Friday, November 24, 2023

The Castrato of St. Petersburg


 

The Castrato of St. Petersburg, by Stephan Clarke, is another in the Mount Abraxas series of booklets The Old Ways Remain. If the quality and tone of the other books in this series continue as they have with this book and The Tome of Ravass Bhavatan, we might have here a fine, fine series from Mount Abraxas, yet again. 

This novella traces the somewhat excrutiating, but at times triumphant history of Norcinelli, a castrato from rural Italy who finds his way, eventually, into the court of the Tsar. And by "triumphant," I mean triumphant in a banal way that celebrates small victories, or the avoidance of horrid tragedy. That's not to say that Norcinelli avoids all tragedy, least of all the circumstance which led to his "operation" at the very beginning. There is a modicum of hope in every forlorn circumstance, always driven by his delcaration "I will sing for the tsar". 

The writing in this volume is not flowery, and I think this might have something to do with being told in the first person, which lends itself to a more conversational tone. I've recently read some older murder mystery stories where the first person perspective it sold with purple-prose, and it comes off as disingenuous. Clarke's prose here is conversational, but at times "jerky" with little oddities. It doesn't happen often, but when it does, it's noticable. Or maybe I'm just overly sensitive given my recent readings. This doesn't take away from the overall telling of the story, it just introduces some "hiccups" here and there, nothing jarring enough to throw one out of the tale. 


The tone here is a strange one.
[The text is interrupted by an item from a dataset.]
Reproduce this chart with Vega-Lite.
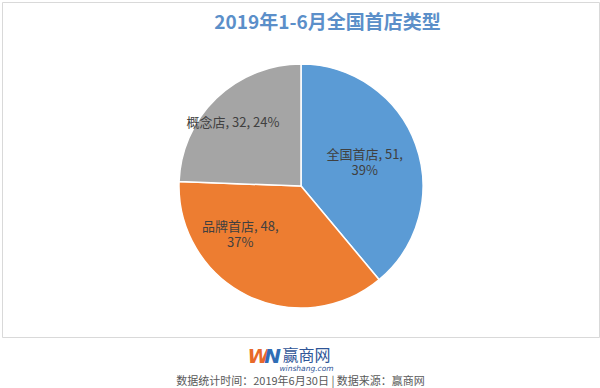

Some might incorrectly consider this a work of "weird" fiction, but there are no supernatural elements and no breach of reality. Still, the nature of the story, that of a young child wiht very strong religious propensities who must negotiate the disappointments of learning that humans are humans, and sometimes despicably so, along with the rarefied environments in which these different experiences are set, make for a strange feel. The theme of loss and longing intensify this feeling, making for a contrast between ethereality and grit that gives a dream-like quality.